There's no dispute that crime has been steadily falling since the mid-1990s across the UK - as it has been in many other industrialised nations.

But about seven years ago, incidents recorded by the police began to fall faster than those uncovered in the extensive face-to-face interviews conducted by the rolling national survey.

What emerged from Tuesday's evidence was that the two measures of counting crime began to diverge in 2006-07. That coincides with the period when the Audit Commission lost its role in overseeing the police's collection and presentation of the data.

Experts at the Office for National Statistics (ONS) appear to have long suspected that the two events were linked - but they only began their own analysis when responsibility for crime data passed from the Home Office in April 2012.

After nine months of number-crunching, the ONS concluded in a technical report , externalthat there could be a real problem with police practices.

Within the pages of neutrally-presented evidence, the ONS said some police forces might be guilty of a "gradual erosion of compliance" with the national rules on counting crime. The report made headlines at the time because it begged a question: are police figures exaggerating falls in crime?

The ONS warned UKSA that the matter needed investigating - ultimately leading a year later to the decision to downgrade the police figures.

Those suspicions are now supported by evidence. While statisticians think some under-counting comes from human error, they say some mistakes could be caused by specific factors. These include a lack of training, failing to record offences which are dealt with informally at a neighbourhood level and even confusion among some officers over whether an offence even occurred when a suspect has gone free.

More seriously, the figures in some categories may have been massaged down to hit local performance targets. This could include defining a partially-reported offence as "no crime" or a "crime-related incident" - neither of which make it into national figures.

Her Majesty's Inspectorate of Constabulary has separately reported on major problems with figures from Kent, external. It is now preparing a national review of all forces and the inspectorate's chief, Tom Winsor, has warned that he expects his forthcoming report will uncover "fiddling".

All of that chimes with controversial evidence to MPs from police officers who explained how figures have been manipulated down the years - including allegations that the true level of sexual offences has been masked.

During his appearance before MPs, Sir Andrew Dilnot conceded that, with hindsight, the watchdog could have acted a little more quickly - and that's a lesson learnt.

But he stressed that the real question is how to best audit the police stats to ensure the figures can be trusted.

So we can expect to see audit and oversight teams walking into police headquarters - and that will ultimately lead to more crimes being recorded.

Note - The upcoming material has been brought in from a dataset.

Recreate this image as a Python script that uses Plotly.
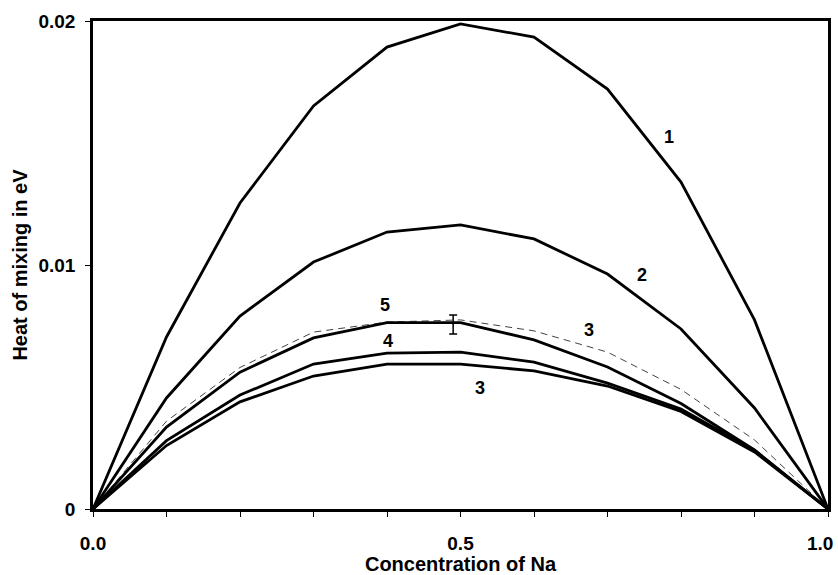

The paperwork will ultimately show a rise in the total numbers of crimes in England and Wales - and that will worry some people, even if, in reality, the actual crime rate hasn't changed at all.

Assuming those police stats go up, while the Crime Survey continues to show falls, it could be very, very confusing in the run-up to the 2015 General Election.

But in the long-term, we may get a clearer and more trustworthy set of figures that explain the real impact that crime has on society.